Interview croisée d’Anne-Claire Amprou, ambassadrice pour la santé mondiale, et Jérémie Pellet, directeur général d’Expertise France sur le rôle crucial de L’Initiative, dans la lutte contre les pandémies mondiales.
Anne-Claire Amprou
Ambassadrice pour la santé mondiale
Jérémie Pellet
Directeur général d’Expertise France
Quelle est votre vision de cette année de mise en oeuvre de L’Initiative, qui fait suite à la décision d’augmenter considérablement ses ressources ?
A.-C. A : L’augmentation des financements alloués à L’Initiative est une preuve de confiance vis-à-vis d’Expertise France et de l’équipe de L’Initiative. Les résultats obtenus ont montré que la France pouvait être plus présente et active dans la lutte contre les trois pandémies de VIH-sida, de tuberculose et de paludisme mais également plus largement sur le renforcement des systèmes de santé. Cette décision a permis de renforcer les outils de mise en oeuvre de la stratégie française en santé mondiale et notamment son action dans lutte contre les maladies transmissibles. Il est impératif de soutenir les pays les plus fragiles, ceux où un appui sur-mesure est nécessaire pour atteindre les objectifs de développement durable. Enfin, la complémentarité et les synergies avec les appuis du Fonds mondial de lutte contre le sida, la tuberculose et le paludisme sont à la fois évidentes et pertinentes.
J. P. : La confiance du ministère de l’Europe et des Affaires étrangères nous engage.

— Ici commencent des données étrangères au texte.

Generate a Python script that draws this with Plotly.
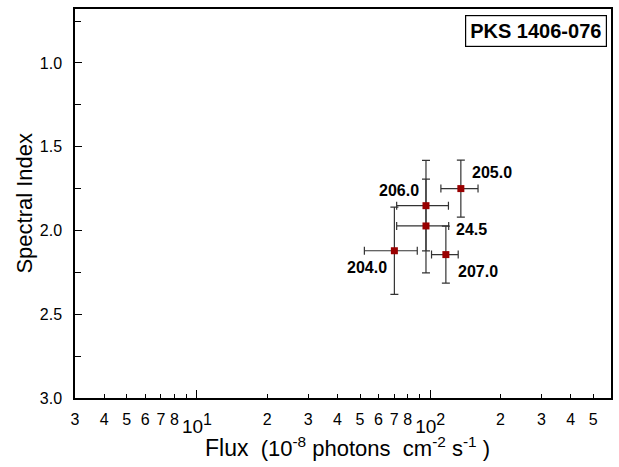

L’augmentation des ressources allouées à L’Initiative a été décidée après un ambitieux travail évaluatif qui a démontré la valeur ajoutée de L’Initiative et donné des pistes d’amélioration. Nous avons révisé la stratégie de L’Initiative afin d’assurer son alignement avec la stratégie française en santé mondiale et celle du Fonds mondial. Nous avons également revu l’organisation de l’équipe, notamment en délocalisant des membres sur le terrain dans certains pays éligibles. En 2023, L’Initiative a montré qu’elle était au rendez-vous pour préparer les nouvelles requêtes de financement, de ce 7e cycle du Fonds mondial qui commence : 37 pays ont été accompagnés, un record. Je note enfin sa capacité à soutenir les pays qui traversent des crises, à l’instar de la Birmanie, l’Éthiopie ou l’Ukraine.
Les enjeux sont nombreux pour faire reculer les pandémies de VIH, de tuberculose et de paludisme. Comment être sur tous les fronts ?
A.-C. A. : Avant tout, il faut maintenir le principe de réponse à la demande des pays éligibles. Pour s’assurer d’une action pertinente et impactante nous devons reconnaître et prendre en compte la vision des acteurs de terrain qui savent de quels appuis techniques ou financiers ils ont besoin. Nous devons aussi renforcer les dialogues avec ces mêmes pays pour tester leur souhait de bénéficier et d’appuyer de nouveaux investissements sur des sujets insuffisamment pris en compte et qu’on dit « négligés ». Prenons l’exemple de la prise en charge pédiatrique : elle est en retard – voire très en retard – sur les trois pandémies. Nous devons être proactifs pour expérimenter de nouvelles approches, pour intégrer les services pour les nourrissons et les enfants, dans une offre améliorée de soins de santé primaire.
J. P. : Nous n’avons pas nécessairement à choisir entre la prévention, le dépistage et la prise en charge. Au contraire, nous devons être présents sur tous les enjeux du continuum de la riposte aux pandémies. À cet égard, les efforts croissants en matière d’appui aux systèmes de santé permettent une meilleure intégration de la lutte contre ces maladies tout en offrant des services de santé plus abordables, plus faciles d’accès, pour toutes et tous. Enfin, les investissements plus récents sur les comorbidités comme le cancer du col de l’utérus sont clés pour montrer le chemin vers une couverture santé universelle, centrée sur les besoins des personnes dans le respect de leur dignité.
Si vous deviez résumer L’Initiative en quelques mots ?
J. P. : L’Initiative sait aller jusqu’au dernier kilomètre pour renforcer les services de santé et assurer leur qualité. Son équipe ose prendre des risques en misant sur des approches innovantes. Elle met en lumière l’engagement historique de la France aux côtés du Fonds mondial.
A.-C. A. : L’Initiative est un outil agile au service des populations. Son investissement croissant au service des plus vulnérables, en faveur des ressources humaines en santé et dans des pays en crise représente des exemples remarquables de conjugaison entre les investissements massifs du Fonds mondial et une action sur-mesure.